EXERCISE PROMPT:
Below are some records. Count the lines with "this" in them and give nothing but the total.

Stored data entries
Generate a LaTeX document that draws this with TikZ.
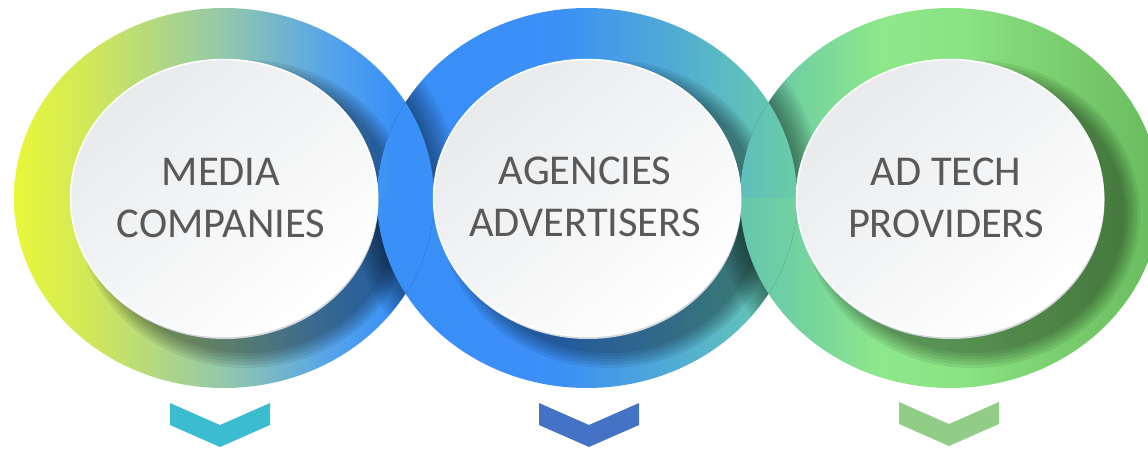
\documentclass[tikz,border=0pt]{standalone}
\usepackage{fontspec}
\setmainfont{Carlito}

\definecolor{ringAa}{HTML}{E9F73A}
\definecolor{ringAb}{HTML}{CDE65E}
\definecolor{ringAc}{HTML}{93C8AA}
\definecolor{ringAd}{HTML}{55A4EA}
\definecolor{ringAe}{HTML}{3A90F6}
\definecolor{ringBa}{HTML}{3A90F6}
\definecolor{ringBb}{HTML}{3A8EF8}
\definecolor{ringBc}{HTML}{3C90F5}
\definecolor{ringBd}{HTML}{4CA4DC}
\definecolor{ringBe}{HTML}{5CBCC0}
\definecolor{ringBf}{HTML}{6ACCA6}
\definecolor{ringCa}{HTML}{66C6AE}
\definecolor{ringCb}{HTML}{70D0A2}
\definecolor{ringCc}{HTML}{8EE88A}
\definecolor{ringCd}{HTML}{8AE282}
\definecolor{ringCe}{HTML}{78CC6C}
\definecolor{ringCf}{HTML}{68BC5E}
\definecolor{discgrey}{HTML}{E8EAEC}
\definecolor{discmid}{HTML}{FCFCFD}
\definecolor{discedge}{HTML}{D4D8DC}
\definecolor{captiongrey}{HTML}{595959}

\pgfdeclarehorizontalshading{ringA}{100bp}{color(0bp)=(ringAa); color(25bp)=(ringAa); color(35bp)=(ringAb); color(50bp)=(ringAc); color(62.5bp)=(ringAd); color(70bp)=(ringAe); color(100bp)=(ringAe)}
\pgfdeclarehorizontalshading{ringB}{100bp}{color(0bp)=(ringBa); color(25bp)=(ringBa); color(35bp)=(ringBb); color(47bp)=(ringBc); color(57bp)=(ringBd); color(67bp)=(ringBe); color(75bp)=(ringBf); color(100bp)=(ringBf)}
\pgfdeclarehorizontalshading{ringC}{100bp}{color(0bp)=(ringCa); color(25bp)=(ringCa); color(31bp)=(ringCb); color(42bp)=(ringCc); color(52bp)=(ringCd); color(64bp)=(ringCe); color(75bp)=(ringCf); color(100bp)=(ringCf)}

\tikzset{
  discshadow/.style={black, opacity=0.07},
  linkshadow/.style={black, opacity=0.05},
  caption/.style={text=captiongrey, align=center, font=\fontsize{42.5}{52}\selectfont}
}

\begin{document}
\begin{tikzpicture}[x=1pt, y=1pt]
\useasboundingbox (0,0) rectangle (1148,448);
\coordinate (r1) at (224,250);
\coordinate (r2) at (587,250);
\coordinate (r3) at (950,250);

% rings
\shade[shading=ringA] (r1) ellipse (210 and 190);
\shade[shading=ringB] (r2) ellipse (210 and 190);
\shade[shading=ringC] (r3) ellipse (210 and 190);

% shadows under the discs
\foreach \c in {r1,r2,r3}{
  \begin{scope}
    \clip (\c) ellipse (210 and 190);
    \foreach \k in {0,...,5}
      \fill[discshadow] ([shift={(22,-16)}]\c) ellipse [x radius=153+3*\k, y radius=139+3*\k];
  \end{scope}
}

% links: left ring on top above the middle, right ring on top below it
\foreach \a/\b/\sa/\sb in {r1/r2/ringA/ringB, r2/r3/ringB/ringC}{
  \begin{scope}
    \clip (\b) ellipse (210 and 190);
    \clip (0,250) rectangle (1148,448);
    \foreach \k in {1,...,9}
      \fill[linkshadow] (\a) ellipse [x radius=210+3*\k, y radius=190+3*\k];
    \shade[shading=\sa] (\a) ellipse (210 and 190);
  \end{scope}
  \begin{scope}
    \clip (\a) ellipse (210 and 190);
    \clip (0,0) rectangle (1148,250);
    \foreach \k in {1,...,9}
      \fill[linkshadow] (\b) ellipse [x radius=210+3*\k, y radius=190+3*\k];
    \shade[shading=\sb] (\b) ellipse (210 and 190);
  \end{scope}
}

% white discs
\foreach \c in {r1,r2,r3}{
  \fill[discedge] ([shift={(1,-2.5)}]\c) ellipse (153.5 and 138.5);
  \shade[top color=discgrey, middle color=discmid, bottom color=white, shading angle=40, draw=white, line width=1.5pt] (\c) ellipse (153.5 and 138.5);
}

% labels
\node[caption] (media) at (221,250) {MEDIA\\COMPANIES};
\node[caption] (agencies) at (585,251) {AGENCIES\\ADVERTISERS};
\node[caption] (adtech) at (946,250) {AD TECH\\PROVIDERS};

% chevrons
\definecolor{col}{HTML}{3BBCD0}
\fill[col] (170,45) -- ++(50,-22) -- ++(50,22) -- ++(0,-22) -- ++(-50,-22) -- ++(-50,22) -- cycle;
\definecolor{col}{HTML}{4472C4}
\fill[col] (539,45) -- ++(50,-22) -- ++(50,22) -- ++(0,-22) -- ++(-50,-22) -- ++(-50,22) -- cycle;
\definecolor{col}{HTML}{92CD87}
\fill[col] (899,46) -- ++(50,-22) -- ++(50,22) -- ++(0,-22) -- ++(-50,-22) -- ++(-50,22) -- cycle;
\end{tikzpicture}
\end{document}
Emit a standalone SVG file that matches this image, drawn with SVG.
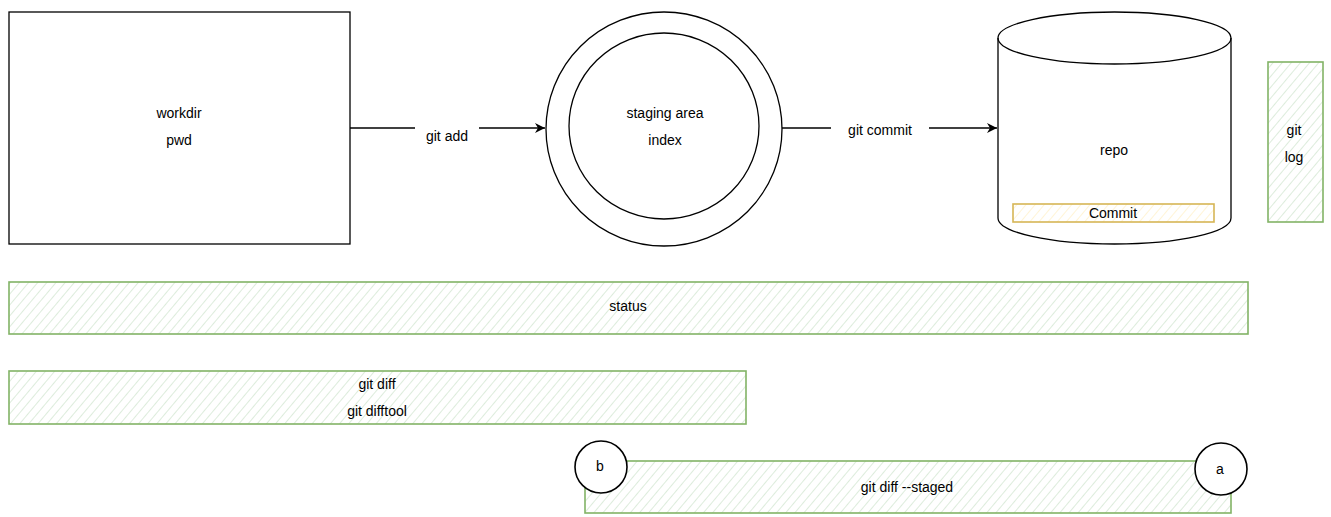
<svg xmlns="http://www.w3.org/2000/svg" width="1331" height="517" viewBox="0 0 1331 517">
<style>
.t{font-family:"Liberation Sans",Arial,sans-serif;font-size:14px;fill:#000;text-anchor:middle;dominant-baseline:central}
.blk{fill:#fff;stroke:#000;stroke-width:1.3}
.grn{fill:url(#hg);stroke:#82b366;stroke-width:1.6}
.yel{fill:url(#hy);stroke:#d6b656;stroke-width:1.6}
.edge{fill:none;stroke:#000;stroke-width:1.6}
</style>
<defs>
<pattern id="hg" width="7" height="7" patternUnits="userSpaceOnUse" patternTransform="rotate(40)">
<rect width="7" height="7" fill="#fff"/>
<line x1="0" y1="0" x2="0" y2="7" stroke="#d5e8d4" stroke-width="1.6"/>
</pattern>
<pattern id="hy" width="7" height="7" patternUnits="userSpaceOnUse" patternTransform="rotate(40)">
<rect width="7" height="7" fill="#fff"/>
<line x1="0" y1="0" x2="0" y2="7" stroke="#fff2cc" stroke-width="1.6"/>
</pattern>
<marker id="arr" markerWidth="12" markerHeight="12" refX="10" refY="5" orient="auto" markerUnits="userSpaceOnUse">
<path d="M0,0 L10,5 L0,10 L3,5 Z" fill="#000"/>
</marker>
</defs>

<g id="connectors">
<path class="edge" d="M350,128 H545" marker-end="url(#arr)"/>
<rect x="415" y="126" width="64" height="20" fill="#fff"/>
<text class="t" x="447" y="136">git add</text>
<path class="edge" d="M782,128 H997" marker-end="url(#arr)"/>
<rect x="831" y="120" width="98" height="20" fill="#fff"/>
<text class="t" x="880" y="130">git commit</text>
</g>

<g id="workdir">
<rect class="blk" x="9" y="12" width="341" height="232"/>
<text class="t" x="179" y="113">workdir</text>
<text class="t" x="179" y="140">pwd</text>
</g>

<g id="staging">
<ellipse class="blk" cx="664" cy="129" rx="118" ry="117"/>
<ellipse class="blk" cx="664" cy="126" rx="95" ry="93"/>
<text class="t" x="665" y="113">staging area</text>
<text class="t" x="665" y="140">index</text>
</g>

<g id="repo">
<path class="blk" d="M998,38 A116.5,26 0 0 1 1231,38 V218 A116.5,26 0 0 1 998,218 Z"/>
<path fill="none" stroke="#000" stroke-width="1.3" d="M998,38 A116.5,26 0 0 0 1231,38"/>
<text class="t" x="1114" y="150">repo</text>
</g>

<g id="commit">
<rect class="yel" x="1013" y="204" width="201" height="18"/>
<text class="t" x="1113" y="213">Commit</text>
</g>

<g id="gitlog">
<rect class="grn" x="1268" y="62" width="55" height="160"/>
<text class="t" x="1294" y="130">git</text>
<text class="t" x="1294" y="157">log</text>
</g>

<g id="status">
<rect class="grn" x="9" y="282" width="1239" height="52"/>
<text class="t" x="628" y="306">status</text>
</g>

<g id="gitdiff">
<rect class="grn" x="9" y="371" width="737" height="53"/>
<text class="t" x="377" y="384">git diff</text>
<text class="t" x="377" y="411">git difftool</text>
</g>

<g id="gitdiffstaged">
<rect class="grn" x="585" y="461" width="646" height="52"/>
<text class="t" x="907" y="487">git diff --staged</text>
</g>

<g id="b">
<circle cx="601" cy="467" r="26" fill="#fff" stroke="#000" stroke-width="1.6"/>
<text class="t" x="600" y="466">b</text>
</g>

<g id="a">
<circle cx="1221" cy="469" r="26" fill="#fff" stroke="#000" stroke-width="1.6"/>
<text class="t" x="1220" y="469">a</text>
</g>
</svg>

REPLY TO THE EXERCISE:
2